** Task goal **
Your copy of the material must match it exactly, except that pictures are dropped.

** Given information **
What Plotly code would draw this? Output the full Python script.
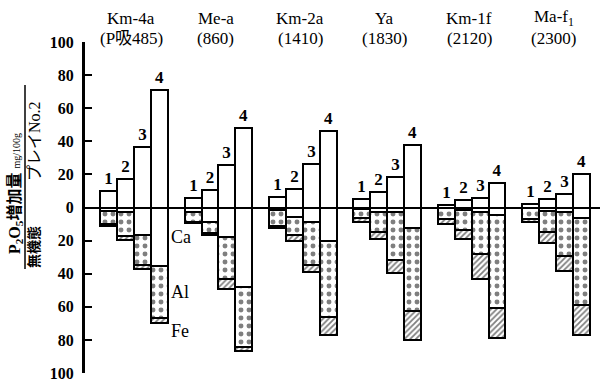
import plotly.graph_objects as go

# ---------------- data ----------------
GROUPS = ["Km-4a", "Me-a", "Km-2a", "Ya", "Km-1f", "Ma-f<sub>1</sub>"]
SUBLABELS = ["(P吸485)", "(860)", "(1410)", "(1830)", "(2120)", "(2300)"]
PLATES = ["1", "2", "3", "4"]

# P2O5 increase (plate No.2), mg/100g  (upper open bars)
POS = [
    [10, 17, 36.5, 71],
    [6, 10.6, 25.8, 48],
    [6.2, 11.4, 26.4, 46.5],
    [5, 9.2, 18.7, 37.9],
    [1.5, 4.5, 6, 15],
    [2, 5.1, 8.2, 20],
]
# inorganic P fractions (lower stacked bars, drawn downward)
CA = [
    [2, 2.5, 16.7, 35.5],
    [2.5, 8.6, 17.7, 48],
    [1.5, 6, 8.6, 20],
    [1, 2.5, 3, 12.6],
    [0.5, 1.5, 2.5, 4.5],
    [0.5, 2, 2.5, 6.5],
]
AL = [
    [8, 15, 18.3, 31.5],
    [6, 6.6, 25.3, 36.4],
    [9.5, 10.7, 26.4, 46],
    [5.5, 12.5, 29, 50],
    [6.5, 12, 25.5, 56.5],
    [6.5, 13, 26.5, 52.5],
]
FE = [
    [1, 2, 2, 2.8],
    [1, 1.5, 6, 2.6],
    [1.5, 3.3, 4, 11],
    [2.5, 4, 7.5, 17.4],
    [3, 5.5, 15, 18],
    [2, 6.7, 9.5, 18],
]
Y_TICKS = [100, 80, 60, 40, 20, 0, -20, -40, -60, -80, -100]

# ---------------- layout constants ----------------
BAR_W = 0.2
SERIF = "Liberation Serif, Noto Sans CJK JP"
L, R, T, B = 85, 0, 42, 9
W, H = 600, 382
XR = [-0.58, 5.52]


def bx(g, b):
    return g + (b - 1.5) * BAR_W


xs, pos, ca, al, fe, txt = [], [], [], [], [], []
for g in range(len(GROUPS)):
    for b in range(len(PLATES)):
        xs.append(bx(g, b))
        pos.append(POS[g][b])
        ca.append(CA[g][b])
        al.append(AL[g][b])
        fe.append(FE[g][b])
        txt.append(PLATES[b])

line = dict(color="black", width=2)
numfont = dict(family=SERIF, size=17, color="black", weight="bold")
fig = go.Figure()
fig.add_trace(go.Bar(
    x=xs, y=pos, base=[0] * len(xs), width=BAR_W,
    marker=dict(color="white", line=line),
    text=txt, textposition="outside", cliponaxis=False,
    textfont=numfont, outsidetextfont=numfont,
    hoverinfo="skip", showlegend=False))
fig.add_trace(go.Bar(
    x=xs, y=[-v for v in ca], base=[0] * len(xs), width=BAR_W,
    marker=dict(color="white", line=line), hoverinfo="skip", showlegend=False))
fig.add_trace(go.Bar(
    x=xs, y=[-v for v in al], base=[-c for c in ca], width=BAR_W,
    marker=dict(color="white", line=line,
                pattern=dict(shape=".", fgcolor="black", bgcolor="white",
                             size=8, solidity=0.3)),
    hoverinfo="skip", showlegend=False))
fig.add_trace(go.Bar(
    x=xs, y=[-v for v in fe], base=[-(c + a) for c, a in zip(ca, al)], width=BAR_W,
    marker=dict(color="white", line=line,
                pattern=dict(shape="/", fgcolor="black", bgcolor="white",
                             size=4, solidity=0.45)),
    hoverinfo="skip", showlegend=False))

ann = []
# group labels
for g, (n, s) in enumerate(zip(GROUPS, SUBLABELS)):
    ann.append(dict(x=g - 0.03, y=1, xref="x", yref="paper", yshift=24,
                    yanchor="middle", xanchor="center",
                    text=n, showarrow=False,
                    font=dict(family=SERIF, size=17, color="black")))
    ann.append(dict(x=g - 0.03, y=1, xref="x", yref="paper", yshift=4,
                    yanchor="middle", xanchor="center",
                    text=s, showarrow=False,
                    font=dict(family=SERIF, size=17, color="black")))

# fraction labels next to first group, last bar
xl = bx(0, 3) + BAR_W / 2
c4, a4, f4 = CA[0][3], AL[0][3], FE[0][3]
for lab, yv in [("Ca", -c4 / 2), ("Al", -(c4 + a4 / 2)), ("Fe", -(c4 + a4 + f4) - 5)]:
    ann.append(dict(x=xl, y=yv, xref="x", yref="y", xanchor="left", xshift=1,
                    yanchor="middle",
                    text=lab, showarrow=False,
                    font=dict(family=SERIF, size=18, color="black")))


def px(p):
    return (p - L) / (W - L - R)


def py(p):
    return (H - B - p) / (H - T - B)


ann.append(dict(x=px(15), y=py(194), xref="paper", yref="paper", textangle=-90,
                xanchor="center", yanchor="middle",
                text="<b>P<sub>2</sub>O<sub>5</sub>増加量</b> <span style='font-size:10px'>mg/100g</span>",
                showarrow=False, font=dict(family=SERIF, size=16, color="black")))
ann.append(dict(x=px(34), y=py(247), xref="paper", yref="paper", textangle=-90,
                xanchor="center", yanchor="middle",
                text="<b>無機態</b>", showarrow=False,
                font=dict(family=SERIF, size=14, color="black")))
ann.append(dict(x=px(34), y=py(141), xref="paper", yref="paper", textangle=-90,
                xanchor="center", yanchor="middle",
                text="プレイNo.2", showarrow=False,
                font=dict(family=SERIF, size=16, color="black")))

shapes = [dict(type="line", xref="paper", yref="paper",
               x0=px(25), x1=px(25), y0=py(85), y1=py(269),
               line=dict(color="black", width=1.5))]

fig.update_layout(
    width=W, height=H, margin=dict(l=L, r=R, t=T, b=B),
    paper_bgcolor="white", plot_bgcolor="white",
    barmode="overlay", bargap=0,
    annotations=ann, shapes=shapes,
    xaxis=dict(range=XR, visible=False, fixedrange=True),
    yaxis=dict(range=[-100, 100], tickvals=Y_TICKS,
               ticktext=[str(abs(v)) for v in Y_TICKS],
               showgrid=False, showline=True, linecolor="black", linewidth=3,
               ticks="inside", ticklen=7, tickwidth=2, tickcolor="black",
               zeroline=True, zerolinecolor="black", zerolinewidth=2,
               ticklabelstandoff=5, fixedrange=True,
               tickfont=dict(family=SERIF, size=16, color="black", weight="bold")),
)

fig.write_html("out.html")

** Exercise output **
What Plotly code would draw this? Output the full Python script.
import plotly.graph_objects as go

# ---------------- data ----------------
GROUPS = ["Km-4a", "Me-a", "Km-2a", "Ya", "Km-1f", "Ma-f<sub>1</sub>"]
SUBLABELS = ["(P吸485)", "(860)", "(1410)", "(1830)", "(2120)", "(2300)"]
PLATES = ["1", "2", "3", "4"]

# P2O5 increase (plate No.2), mg/100g  (upper open bars)
POS = [
    [10, 17, 36.5, 71],
    [6, 10.6, 25.8, 48],
    [6.2, 11.4, 26.4, 46.5],
    [5, 9.2, 18.7, 37.9],
    [1.5, 4.5, 6, 15],
    [2, 5.1, 8.2, 20],
]
# inorganic P fractions (lower stacked bars, drawn downward)
CA = [
    [2, 2.5, 16.7, 35.5],
    [2.5, 8.6, 17.7, 48],
    [1.5, 6, 8.6, 20],
    [1, 2.5, 3, 12.6],
    [0.5, 1.5, 2.5, 4.5],
    [0.5, 2, 2.5, 6.5],
]
AL = [
    [8, 15, 18.3, 31.5],
    [6, 6.6, 25.3, 36.4],
    [9.5, 10.7, 26.4, 46],
    [5.5, 12.5, 29, 50],
    [6.5, 12, 25.5, 56.5],
    [6.5, 13, 26.5, 52.5],
]
FE = [
    [1, 2, 2, 2.8],
    [1, 1.5, 6, 2.6],
    [1.5, 3.3, 4, 11],
    [2.5, 4, 7.5, 17.4],
    [3, 5.5, 15, 18],
    [2, 6.7, 9.5, 18],
]
Y_TICKS = [100, 80, 60, 40, 20, 0, -20, -40, -60, -80, -100]

# ---------------- layout constants ----------------
BAR_W = 0.2
SERIF = "Liberation Serif, Noto Sans CJK JP"
L, R, T, B = 85, 0, 42, 9
W, H = 600, 382
XR = [-0.58, 5.52]


def bx(g, b):
    return g + (b - 1.5) * BAR_W


xs, pos, ca, al, fe, txt = [], [], [], [], [], []
for g in range(len(GROUPS)):
    for b in range(len(PLATES)):
        xs.append(bx(g, b))
        pos.append(POS[g][b])
        ca.append(CA[g][b])
        al.append(AL[g][b])
        fe.append(FE[g][b])
        txt.append(PLATES[b])

line = dict(color="black", width=2)
numfont = dict(family=SERIF, size=17, color="black", weight="bold")
fig = go.Figure()
fig.add_trace(go.Bar(
    x=xs, y=pos, base=[0] * len(xs), width=BAR_W,
    marker=dict(color="white", line=line),
    text=txt, textposition="outside", cliponaxis=False,
    textfont=numfont, outsidetextfont=numfont,
    hoverinfo="skip", showlegend=False))
fig.add_trace(go.Bar(
    x=xs, y=[-v for v in ca], base=[0] * len(xs), width=BAR_W,
    marker=dict(color="white", line=line), hoverinfo="skip", showlegend=False))
fig.add_trace(go.Bar(
    x=xs, y=[-v for v in al], base=[-c for c in ca], width=BAR_W,
    marker=dict(color="white", line=line,
                pattern=dict(shape=".", fgcolor="black", bgcolor="white",
                             size=8, solidity=0.3)),
    hoverinfo="skip", showlegend=False))
fig.add_trace(go.Bar(
    x=xs, y=[-v for v in fe], base=[-(c + a) for c, a in zip(ca, al)], width=BAR_W,
    marker=dict(color="white", line=line,
                pattern=dict(shape="/", fgcolor="black", bgcolor="white",
                             size=4, solidity=0.45)),
    hoverinfo="skip", showlegend=False))

ann = []
# group labels
for g, (n, s) in enumerate(zip(GROUPS, SUBLABELS)):
    ann.append(dict(x=g - 0.03, y=1, xref="x", yref="paper", yshift=24,
                    yanchor="middle", xanchor="center",
                    text=n, showarrow=False,
                    font=dict(family=SERIF, size=17, color="black")))
    ann.append(dict(x=g - 0.03, y=1, xref="x", yref="paper", yshift=4,
                    yanchor="middle", xanchor="center",
                    text=s, showarrow=False,
                    font=dict(family=SERIF, size=17, color="black")))

# fraction labels next to first group, last bar
xl = bx(0, 3) + BAR_W / 2
c4, a4, f4 = CA[0][3], AL[0][3], FE[0][3]
for lab, yv in [("Ca", -c4 / 2), ("Al", -(c4 + a4 / 2)), ("Fe", -(c4 + a4 + f4) - 5)]:
    ann.append(dict(x=xl, y=yv, xref="x", yref="y", xanchor="left", xshift=1,
                    yanchor="middle",
                    text=lab, showarrow=False,
                    font=dict(family=SERIF, size=18, color="black")))


def px(p):
    return (p - L) / (W - L - R)


def py(p):
    return (H - B - p) / (H - T - B)


ann.append(dict(x=px(15), y=py(194), xref="paper", yref="paper", textangle=-90,
                xanchor="center", yanchor="middle",
                text="<b>P<sub>2</sub>O<sub>5</sub>増加量</b> <span style='font-size:10px'>mg/100g</span>",
                showarrow=False, font=dict(family=SERIF, size=16, color="black")))
ann.append(dict(x=px(34), y=py(247), xref="paper", yref="paper", textangle=-90,
                xanchor="center", yanchor="middle",
                text="<b>無機態</b>", showarrow=False,
                font=dict(family=SERIF, size=14, color="black")))
ann.append(dict(x=px(34), y=py(141), xref="paper", yref="paper", textangle=-90,
                xanchor="center", yanchor="middle",
                text="プレイNo.2", showarrow=False,
                font=dict(family=SERIF, size=16, color="black")))

shapes = [dict(type="line", xref="paper", yref="paper",
               x0=px(25), x1=px(25), y0=py(85), y1=py(269),
               line=dict(color="black", width=1.5))]

fig.update_layout(
    width=W, height=H, margin=dict(l=L, r=R, t=T, b=B),
    paper_bgcolor="white", plot_bgcolor="white",
    barmode="overlay", bargap=0,
    annotations=ann, shapes=shapes,
    xaxis=dict(range=XR, visible=False, fixedrange=True),
    yaxis=dict(range=[-100, 100], tickvals=Y_TICKS,
               ticktext=[str(abs(v)) for v in Y_TICKS],
               showgrid=False, showline=True, linecolor="black", linewidth=3,
               ticks="inside", ticklen=7, tickwidth=2, tickcolor="black",
               zeroline=True, zerolinecolor="black", zerolinewidth=2,
               ticklabelstandoff=5, fixedrange=True,
               tickfont=dict(family=SERIF, size=16, color="black", weight="bold")),
)

fig.write_html("out.html")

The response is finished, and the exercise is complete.